Midsouthcon Merriment, Pt. 4

Sunday

This is turning into the Magna Carta. I didn't really intend that.

Sunday was pretty exhausting. We had to hustle out the door because the hotel absolutely refused to do extended checkout for anyone - have I mentioned I don't mind that we're leaving them next year? So I had six people to shove out the door or I got stuck with another ninety-dollar night.

We packed out without too much trouble. Sara, I dressed down on the last day - I wore my black harem pants again with the red salamh kameez, because the red pants ripped. So did my hip scarf, which is pretty much DOA.

We sold like gangbusters on our last day, moving the books fast. I haven't done the math yet, but I'd say we were about double what we did the year before, and on a par with our best shows of all last year. Portents are good for 2010, folks.

I picked up a new author, too - Nick Valentino, with his debut steampunk novel THOMAS RILEY. It'll be added to the Literary Underworld soon, along with Stephen Zimmer's new book, CROWN OF VENGEANCE. Bravo, boys. D.A. Adams said he resists the term "minions" - coined by Jimmy Gillentine, not me - for the LitUnd authors, as minions is the term for my helpers at the booth. I charged him with coming up with a new name, and Alex blanked. So I tossed it to Twitter, and Danielle Pollack came up with "Underlords." I think I love it. New button!

I had a problem: the dealer's room closed at 2, and I had a 3 p.m. panel. I had exactly one hour to pack up the booth. This is a two-hour project when I'm alone. But I had Jimmy, Angel, Michael and the boy to help me. We sorted and packed the books, buttons decorations, money and assorted crap that goes with the booth and fit it Jenga-style into the car, all in 45 minutes flat. That. Is. A. World. Record.

My minions rule.

Off to the final panel, which was moderated by Dan Gamber of Meadowhawk Press and was supposed to be about the future of publishing. It had me and Stephen Zimmer - oddly, I think the first time we've been on a panel together, even though we've been at the same cons since God was a little girl - and Jacob Hammer of Samhain Publishing. Which was founded by Crissy Brashear, with whom I survived my first Dragoncon back when I was promoting my first book and Crissy was still with Ellora's Cave Publishing.

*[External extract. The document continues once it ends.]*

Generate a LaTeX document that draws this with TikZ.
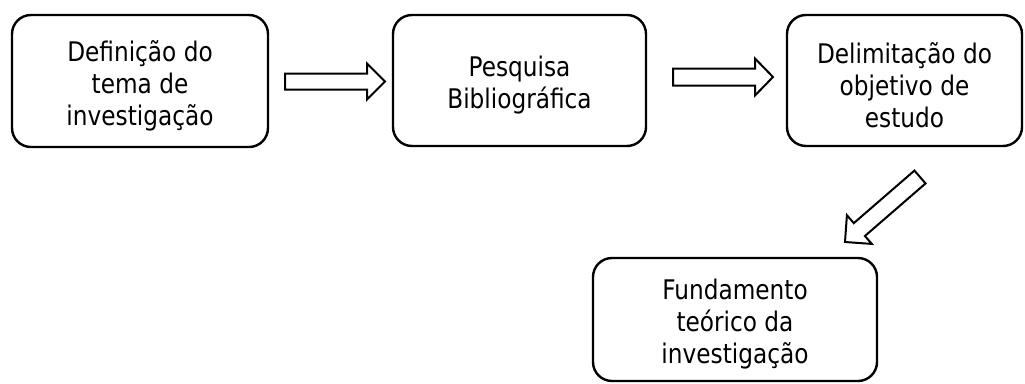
\documentclass[tikz,border=0pt]{standalone}
\usepackage{fontspec}
\setmainfont{DejaVu Sans}[FakeStretch=0.86]
\usetikzlibrary{calc}
\tikzset{
  box/.style={draw=black, line width=2.4pt, rounded corners=19pt, inner sep=0pt},
  txt/.style={align=center, font=\fontsize{27}{32}\selectfont, inner sep=0pt},
  blockarr/.style={draw=black, line width=2pt, fill=white, line join=miter},
}
% tail, tip, shaft half width, head half width, head length
\newcommand\blockarrow[5]{%
  \coordinate (#1-h) at ($(#2)!#5!(#1)$);
  \draw[blockarr] ($(#1)!#3!90:(#2)$) -- ($(#1-h)!#3!90:(#2)$) -- ($(#1-h)!#4!90:(#2)$)
    -- (#2) -- ($(#1-h)!#4!-90:(#2)$) -- ($(#1-h)!#3!-90:(#2)$) -- ($(#1)!#3!-90:(#2)$) -- cycle;}
\begin{document}
\begin{tikzpicture}[x=1pt, y=-1pt]
  \useasboundingbox (0,0) rectangle (1025,383);
  \node[box, minimum width=256pt, minimum height=132pt] (b1) at (140,81) {};
  \node[box, minimum width=253pt, minimum height=131pt] (b2) at (519.5,80.5) {};
  \node[box, minimum width=235pt, minimum height=131pt] (b3) at (904.5,80.5) {};
  \node[box, minimum width=284pt, minimum height=123pt] (b4) at (735,319.5) {};
  \node[txt] (t1) at ([yshift=-5pt]b1.center) {Definição do\\tema de\\investigação};
  \node[txt] (t2) at ([yshift=-5pt]b2.center) {Pesquisa\\Bibliográfica};
  \node[txt] (t3) at ([yshift=-5pt]b3.center) {Delimitação do\\objetivo de\\estudo};
  \node[txt] (t4) at ([yshift=-5pt]b4.center) {Fundamento\\teórico da\\investigação};
  \coordinate (a1t) at (285,81.5);
  \coordinate (a1p) at (385,81.5);
  \coordinate (a2t) at (673,77);
  \coordinate (a2p) at (773,77);
  \coordinate (a3t) at (920,177);
  \coordinate (a3p) at (845,242);
  \blockarrow{a1t}{a1p}{8pt}{18pt}{18pt}
  \blockarrow{a2t}{a2p}{8.5pt}{18.5pt}{18pt}
  \blockarrow{a3t}{a3p}{8.5pt}{19pt}{19pt}
\end{tikzpicture}
\end{document}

Six degrees of publication.

Dan did his best to keep us in line, which couldn't have been easy with the natural smartass of his panelists and I was pretty damn punch-drunk by this point. There was the usual discussion of Amazon-vs.-Macmillan, will the iPad save us all, the dinosaur-like rate of change among big publishers, the advent of the small press, the importance of being available in multiple formats, blah blah blah read the blog.

A few things I promised to post:

• The podcast markets I was trying to remember are Pseudopod for horror, Escape Pod for science fiction and PodCastle for fantasy. Those are the guys buying fiction for podcasting - at least, the ones I know about. There may be others.

• The other thing I said I'd look up and post was...

Um...

I can't remember. Someone who was in the panel, tell me? I promised...

At the end of the panel, the boy - still in Ninth-Doctor leather jacket - showed up as instructed, already in post-con depression. He hates leaving con. Especially with school waiting. I was less than sanguine about it myself, given that I was looking at a six-hour drive after all this fun.

But the drive went okay, and we brought Perkins muffins back with us. They did not self-destruct once we crossed the Mason-Dixon line, which gives me hope that someday Perkins will discover St. Louis.

And then I'll never fit into the corset again.

Comments

  1. I didn't blank. I said "Fodder" for those of us who don't work the booth but provide books for the mill.